Short exercise: Exclude the pictures and return every line exactly as written.

Information shown:
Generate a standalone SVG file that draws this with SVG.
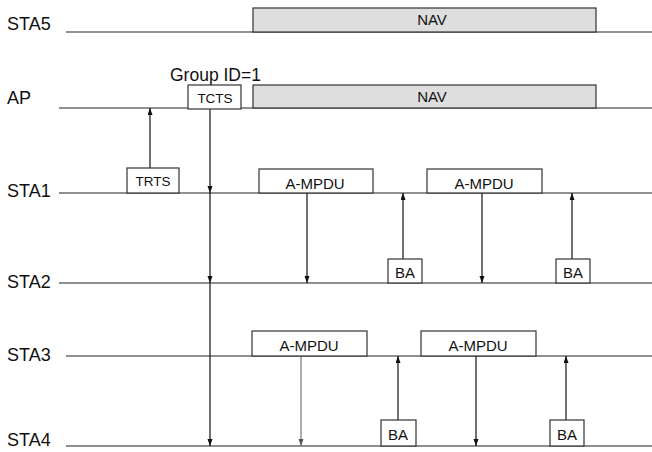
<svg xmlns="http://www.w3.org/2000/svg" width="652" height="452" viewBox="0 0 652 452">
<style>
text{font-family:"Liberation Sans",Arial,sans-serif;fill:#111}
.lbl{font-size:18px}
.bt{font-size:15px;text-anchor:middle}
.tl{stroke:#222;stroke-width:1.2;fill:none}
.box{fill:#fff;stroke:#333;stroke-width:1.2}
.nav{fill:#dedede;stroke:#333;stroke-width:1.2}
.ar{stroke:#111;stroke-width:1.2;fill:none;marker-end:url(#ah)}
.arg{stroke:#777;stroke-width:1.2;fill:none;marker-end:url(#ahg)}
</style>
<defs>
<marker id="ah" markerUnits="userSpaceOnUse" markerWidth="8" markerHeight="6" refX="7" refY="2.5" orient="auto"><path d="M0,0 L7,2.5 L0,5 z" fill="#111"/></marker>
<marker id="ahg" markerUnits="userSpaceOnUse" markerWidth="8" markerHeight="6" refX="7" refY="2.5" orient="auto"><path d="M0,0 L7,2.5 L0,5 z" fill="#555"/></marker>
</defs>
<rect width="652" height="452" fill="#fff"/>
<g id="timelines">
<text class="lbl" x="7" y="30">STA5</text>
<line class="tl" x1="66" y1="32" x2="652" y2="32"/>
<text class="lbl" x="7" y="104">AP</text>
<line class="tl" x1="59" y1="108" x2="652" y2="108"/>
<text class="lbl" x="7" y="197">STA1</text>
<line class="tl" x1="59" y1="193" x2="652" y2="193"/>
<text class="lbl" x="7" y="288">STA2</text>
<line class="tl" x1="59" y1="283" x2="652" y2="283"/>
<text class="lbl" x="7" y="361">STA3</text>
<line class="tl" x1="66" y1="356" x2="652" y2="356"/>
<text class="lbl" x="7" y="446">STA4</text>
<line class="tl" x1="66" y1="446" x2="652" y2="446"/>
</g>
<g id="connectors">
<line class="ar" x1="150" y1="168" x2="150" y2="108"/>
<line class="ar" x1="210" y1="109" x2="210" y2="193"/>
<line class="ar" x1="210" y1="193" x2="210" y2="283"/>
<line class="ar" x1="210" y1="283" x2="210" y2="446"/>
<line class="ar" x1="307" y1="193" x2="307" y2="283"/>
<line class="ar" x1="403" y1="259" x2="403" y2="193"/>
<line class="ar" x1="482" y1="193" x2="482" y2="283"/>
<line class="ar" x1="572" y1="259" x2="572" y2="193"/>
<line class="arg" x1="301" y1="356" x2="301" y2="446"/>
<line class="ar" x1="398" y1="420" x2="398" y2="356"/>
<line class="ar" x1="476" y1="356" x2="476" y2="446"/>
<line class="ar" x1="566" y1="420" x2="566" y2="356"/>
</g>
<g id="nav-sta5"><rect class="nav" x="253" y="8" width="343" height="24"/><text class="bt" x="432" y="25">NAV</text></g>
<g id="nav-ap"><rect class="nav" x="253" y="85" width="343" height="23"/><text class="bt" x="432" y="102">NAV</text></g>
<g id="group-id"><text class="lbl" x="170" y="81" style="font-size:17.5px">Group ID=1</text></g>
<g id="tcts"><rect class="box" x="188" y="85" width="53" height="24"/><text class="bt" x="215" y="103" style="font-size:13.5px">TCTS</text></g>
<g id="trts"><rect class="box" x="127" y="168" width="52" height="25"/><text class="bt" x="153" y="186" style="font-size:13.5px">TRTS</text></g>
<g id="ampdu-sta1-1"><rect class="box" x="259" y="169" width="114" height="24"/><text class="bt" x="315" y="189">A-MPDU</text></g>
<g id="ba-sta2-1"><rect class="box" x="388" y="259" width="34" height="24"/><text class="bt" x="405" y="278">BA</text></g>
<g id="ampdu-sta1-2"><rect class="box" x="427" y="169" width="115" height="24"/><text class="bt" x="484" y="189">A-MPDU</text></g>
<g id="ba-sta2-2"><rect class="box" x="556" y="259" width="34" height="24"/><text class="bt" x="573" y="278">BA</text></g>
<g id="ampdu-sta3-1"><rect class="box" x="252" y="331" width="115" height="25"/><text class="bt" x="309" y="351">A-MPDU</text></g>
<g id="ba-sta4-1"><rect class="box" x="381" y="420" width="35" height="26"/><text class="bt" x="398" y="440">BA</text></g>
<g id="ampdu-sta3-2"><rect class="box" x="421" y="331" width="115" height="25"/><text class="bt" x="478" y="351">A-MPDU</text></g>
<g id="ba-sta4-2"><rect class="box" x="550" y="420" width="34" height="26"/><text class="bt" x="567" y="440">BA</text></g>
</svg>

Solution for this exercise:
Generate a standalone SVG file that draws this with SVG.
<svg xmlns="http://www.w3.org/2000/svg" width="652" height="452" viewBox="0 0 652 452">
<style>
text{font-family:"Liberation Sans",Arial,sans-serif;fill:#111}
.lbl{font-size:18px}
.bt{font-size:15px;text-anchor:middle}
.tl{stroke:#222;stroke-width:1.2;fill:none}
.box{fill:#fff;stroke:#333;stroke-width:1.2}
.nav{fill:#dedede;stroke:#333;stroke-width:1.2}
.ar{stroke:#111;stroke-width:1.2;fill:none;marker-end:url(#ah)}
.arg{stroke:#777;stroke-width:1.2;fill:none;marker-end:url(#ahg)}
</style>
<defs>
<marker id="ah" markerUnits="userSpaceOnUse" markerWidth="8" markerHeight="6" refX="7" refY="2.5" orient="auto"><path d="M0,0 L7,2.5 L0,5 z" fill="#111"/></marker>
<marker id="ahg" markerUnits="userSpaceOnUse" markerWidth="8" markerHeight="6" refX="7" refY="2.5" orient="auto"><path d="M0,0 L7,2.5 L0,5 z" fill="#555"/></marker>
</defs>
<rect width="652" height="452" fill="#fff"/>
<g id="timelines">
<text class="lbl" x="7" y="30">STA5</text>
<line class="tl" x1="66" y1="32" x2="652" y2="32"/>
<text class="lbl" x="7" y="104">AP</text>
<line class="tl" x1="59" y1="108" x2="652" y2="108"/>
<text class="lbl" x="7" y="197">STA1</text>
<line class="tl" x1="59" y1="193" x2="652" y2="193"/>
<text class="lbl" x="7" y="288">STA2</text>
<line class="tl" x1="59" y1="283" x2="652" y2="283"/>
<text class="lbl" x="7" y="361">STA3</text>
<line class="tl" x1="66" y1="356" x2="652" y2="356"/>
<text class="lbl" x="7" y="446">STA4</text>
<line class="tl" x1="66" y1="446" x2="652" y2="446"/>
</g>
<g id="connectors">
<line class="ar" x1="150" y1="168" x2="150" y2="108"/>
<line class="ar" x1="210" y1="109" x2="210" y2="193"/>
<line class="ar" x1="210" y1="193" x2="210" y2="283"/>
<line class="ar" x1="210" y1="283" x2="210" y2="446"/>
<line class="ar" x1="307" y1="193" x2="307" y2="283"/>
<line class="ar" x1="403" y1="259" x2="403" y2="193"/>
<line class="ar" x1="482" y1="193" x2="482" y2="283"/>
<line class="ar" x1="572" y1="259" x2="572" y2="193"/>
<line class="arg" x1="301" y1="356" x2="301" y2="446"/>
<line class="ar" x1="398" y1="420" x2="398" y2="356"/>
<line class="ar" x1="476" y1="356" x2="476" y2="446"/>
<line class="ar" x1="566" y1="420" x2="566" y2="356"/>
</g>
<g id="nav-sta5"><rect class="nav" x="253" y="8" width="343" height="24"/><text class="bt" x="432" y="25">NAV</text></g>
<g id="nav-ap"><rect class="nav" x="253" y="85" width="343" height="23"/><text class="bt" x="432" y="102">NAV</text></g>
<g id="group-id"><text class="lbl" x="170" y="81" style="font-size:17.5px">Group ID=1</text></g>
<g id="tcts"><rect class="box" x="188" y="85" width="53" height="24"/><text class="bt" x="215" y="103" style="font-size:13.5px">TCTS</text></g>
<g id="trts"><rect class="box" x="127" y="168" width="52" height="25"/><text class="bt" x="153" y="186" style="font-size:13.5px">TRTS</text></g>
<g id="ampdu-sta1-1"><rect class="box" x="259" y="169" width="114" height="24"/><text class="bt" x="315" y="189">A-MPDU</text></g>
<g id="ba-sta2-1"><rect class="box" x="388" y="259" width="34" height="24"/><text class="bt" x="405" y="278">BA</text></g>
<g id="ampdu-sta1-2"><rect class="box" x="427" y="169" width="115" height="24"/><text class="bt" x="484" y="189">A-MPDU</text></g>
<g id="ba-sta2-2"><rect class="box" x="556" y="259" width="34" height="24"/><text class="bt" x="573" y="278">BA</text></g>
<g id="ampdu-sta3-1"><rect class="box" x="252" y="331" width="115" height="25"/><text class="bt" x="309" y="351">A-MPDU</text></g>
<g id="ba-sta4-1"><rect class="box" x="381" y="420" width="35" height="26"/><text class="bt" x="398" y="440">BA</text></g>
<g id="ampdu-sta3-2"><rect class="box" x="421" y="331" width="115" height="25"/><text class="bt" x="478" y="351">A-MPDU</text></g>
<g id="ba-sta4-2"><rect class="box" x="550" y="420" width="34" height="26"/><text class="bt" x="567" y="440">BA</text></g>
</svg>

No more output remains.